Without a last-minute wind at Democrats’ backs, retaking the House majority seems like a long shot.

Since 1994, when Republicans took over 52 seats to win the majority, neither side has picked up double-digit seats in a single election.

In 1996, Democrats beat 17 Republican incumbents but picked up just eight seats. Two years later, Democrats picked up another five seats.

The 2000 cycle saw Democrats at their most optimistic since their 1994 losses, but despite needing only six seats to take the majority they came up well short, gaining just one.

Last cycle, Republicans unexpectedly picked up six seats, bringing their majority to 12.

With the 2001 redistricting process largely protecting incumbents on both sides of the aisle, the chance for major gains by either side has grown even less likely.

Almost no incumbents outside of Texas appear in danger of losing.

Rep.

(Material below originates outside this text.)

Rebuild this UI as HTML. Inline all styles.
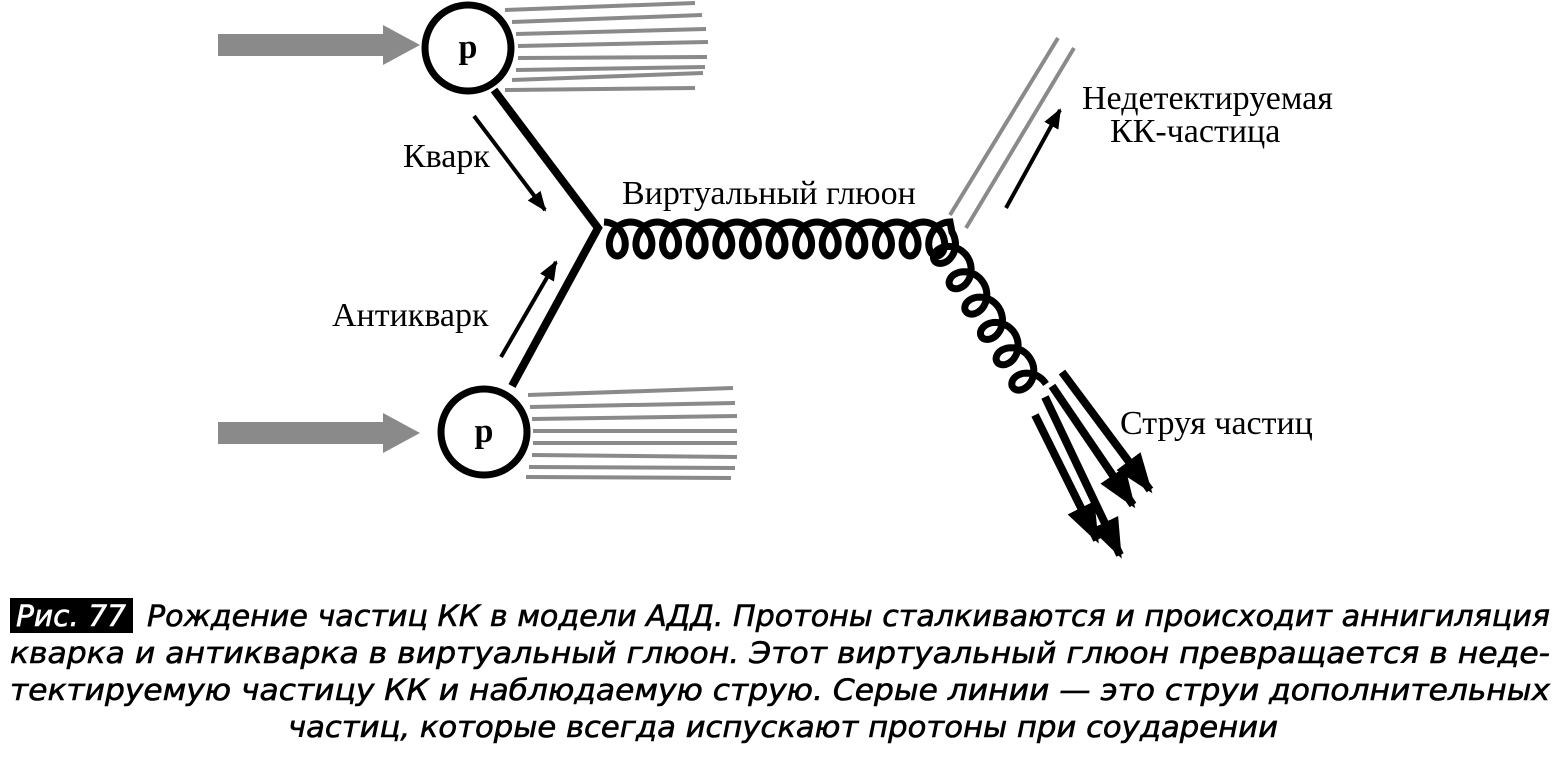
<!DOCTYPE html>
<html><head><meta charset="utf-8"><style>
html,body{margin:0;padding:0;background:#fff;}
svg{display:block;}
.s{font-family:"Liberation Serif",serif;font-size:34px;fill:#000;}
.c{font-family:"DejaVu Sans","Liberation Sans",sans-serif;font-style:italic;font-size:29px;fill:#000;stroke:#000;stroke-width:0.6px;}
</style></head><body>
<svg id="g" width="1560" height="759" viewBox="0 0 1560 759" xmlns="http://www.w3.org/2000/svg">
<defs>
<marker id="ah" markerWidth="20" markerHeight="16" refX="18" refY="8" orient="auto" markerUnits="userSpaceOnUse" viewBox="0 0 20 16">
<path d="M0,0 L20,8 L0,16 z" fill="#000"/></marker>
<marker id="bh" markerWidth="40" markerHeight="30" refX="36" refY="15" orient="auto" markerUnits="userSpaceOnUse" viewBox="0 0 40 30">
<path d="M0,0 L40,15 L0,30 z" fill="#000"/></marker>
</defs>
<g fill="#8a8a8a">
<rect x="218" y="34" width="172" height="22"/><path d="M383,25 L420,45 L383,65 z"/>
<rect x="218" y="422" width="172" height="22"/><path d="M383,413 L420,433 L383,453 z"/>
</g>
<g stroke="#8a8a8a" stroke-width="4">
<line x1="505" y1="10" x2="695" y2="3"/><line x1="512" y1="22" x2="702" y2="15"/>
<line x1="516" y1="34" x2="706" y2="29"/><line x1="518" y1="46" x2="708" y2="42"/>
<line x1="518" y1="58" x2="707" y2="57"/><line x1="516" y1="70" x2="705" y2="67"/>
<line x1="512" y1="80" x2="703" y2="73"/><line x1="505" y1="90" x2="695" y2="88"/>
<line x1="528" y1="395" x2="733" y2="388"/><line x1="530" y1="407" x2="735" y2="403"/>
<line x1="532" y1="419" x2="737" y2="416"/><line x1="533" y1="431" x2="737" y2="431"/>
<line x1="533" y1="443" x2="737" y2="443"/><line x1="532" y1="455" x2="737" y2="457"/>
<line x1="529" y1="467" x2="735" y2="468"/><line x1="526" y1="477" x2="731" y2="478"/>
<line x1="950" y1="215" x2="1058" y2="38"/><line x1="966" y1="228" x2="1074" y2="48"/>
</g>
<g fill="#fff" stroke="#000" stroke-width="7">
<circle cx="468" cy="48" r="43"/><circle cx="484" cy="432" r="43"/>
</g>
<text class="s" x="468" y="58" text-anchor="middle" font-weight="bold" font-size="30">p</text>
<text class="s" x="484" y="442" text-anchor="middle" font-weight="bold" font-size="30">p</text>
<polyline points="494,90 598,228 512,386" fill="none" stroke="#000" stroke-width="8" stroke-linejoin="miter"/>
<g stroke="#000" stroke-width="4" marker-end="url(#ah)">
<line x1="474" y1="116" x2="545" y2="210"/>
<line x1="501" y1="357" x2="556" y2="262"/>
<line x1="1006" y1="208" x2="1060" y2="110"/>
</g>
<path id="gl" fill="none" stroke="#000" stroke-width="7"/>
<g stroke="#000" stroke-width="8" marker-end="url(#bh)">
<line x1="1062" y1="372" x2="1150" y2="490"/>
<line x1="1052" y1="386" x2="1133" y2="505"/>
<line x1="1045" y1="397" x2="1120" y2="555"/>
<line x1="1035" y1="415" x2="1097" y2="540"/>
</g>
<text class="s" x="403" y="167">Кварк</text>
<text class="s" x="332" y="326">Антикварк</text>
<text class="s" x="622" y="204">Виртуальный глюон</text>
<text class="s" x="1082" y="109">Недетектируемая</text>
<text class="s" x="1110" y="142">КК-частица</text>
<text class="s" x="1120" y="434">Струя частиц</text>
<rect x="10" y="598" width="123" height="35" fill="#000"/>
<text class="c" x="16" y="626" style="fill:#fff;stroke:#fff" textLength="110" lengthAdjust="spacingAndGlyphs">Рис. 77</text>
<text class="c" x="147" y="626" textLength="1403" lengthAdjust="spacingAndGlyphs">Рождение частиц КК в модели АДД. Протоны сталкиваются и происходит аннигиляция</text>
<text class="c" x="10" y="663" textLength="1540" lengthAdjust="spacingAndGlyphs">кварка и антикварка в виртуальный глюон. Этот виртуальный глюон превращается в неде-</text>
<text class="c" x="10" y="700" textLength="1540" lengthAdjust="spacingAndGlyphs">тектируемую частицу КК и наблюдаемую струю. Серые линии — это струи дополнительных</text>
<text class="c" x="288" y="737" textLength="990" lengthAdjust="spacingAndGlyphs">частиц, которые всегда испускают протоны при соударении</text>
</svg>
<script>
(function(){
 function curl(x0,y0,x1,y1,N,Rx,Ry,sign){
  var dx=x1-x0,dy=y1-y0,L=Math.hypot(dx,dy),ux=dx/L,uy=dy/L,nx=-uy*sign,ny=ux*sign;
  var p=L/N,d="",steps=N*40;
  for(var i=0;i<=steps;i++){var t=i/40*2*Math.PI;
   var a=p*t/(2*Math.PI)+Rx*Math.sin(t), b=Ry*(1-Math.cos(t));
   var x=x0+ux*a+nx*b,y=y0+uy*a+ny*b;
   d+=(i?"L":"M")+x.toFixed(1)+","+y.toFixed(1);}
  return d;}
 var d=curl(604,222,950,222,13,14,17,1)+curl(952,232,1046,384,6,14,15,1).replace(/^M/,"L");
 document.getElementById("gl").setAttribute("d",d);
})();
</script>
</body></html>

Max Burns (Ga.) is the most vulnerable Republican incumbent, but national strategists believe they are as well positioned as possible in the Democratic-leaning 12th district and retain a real possibility of winning the race.

Other endangered incumbents such as Reps. Rick Renzi (R-Ariz.) and Bob Beauprez (R-Colo.), both of whom were elected to a first term by narrow margins in 2002, appear to be gaining strength against their Democratic foes.

Democratic incumbent-retention problems begin and end in Texas, where Reps. Max Sandlin, Nick Lampson, Chet Edwards, Charlie Stenholm and Martin Frost all face serious challenges following the re-redistricting done by Texas state legislators in 2003.

The NRCC is running television ads paid for by independent expenditures against Sandlin and Lampson.

The committee is also on television against Democratic incumbents in South Dakota’s at-large seat, New York’s 1st district and Utah’s 2nd.

Of the other 12 districts where the NRCC is currently running ads, four are in support of Republican incumbents and the remaining eight are open seats.

The DCCC is on television in six districts.

Neither side would offer specific predictions about how they would fare on Nov. 2, perhaps mindful of the example set by then-Speaker Newt Gingrich (R-Ga.) in 1998.

Heading into that election, Gingrich was repeatedly quoted as saying Republicans could pick up 20 or more seats.

Following their five-seat loss, Gingrich resigned as Speaker and left Congress. NRCC Chairman John Linder (Ga.) sought a second term in that post but was soundly defeated by Rep. Tom Davis (Va.).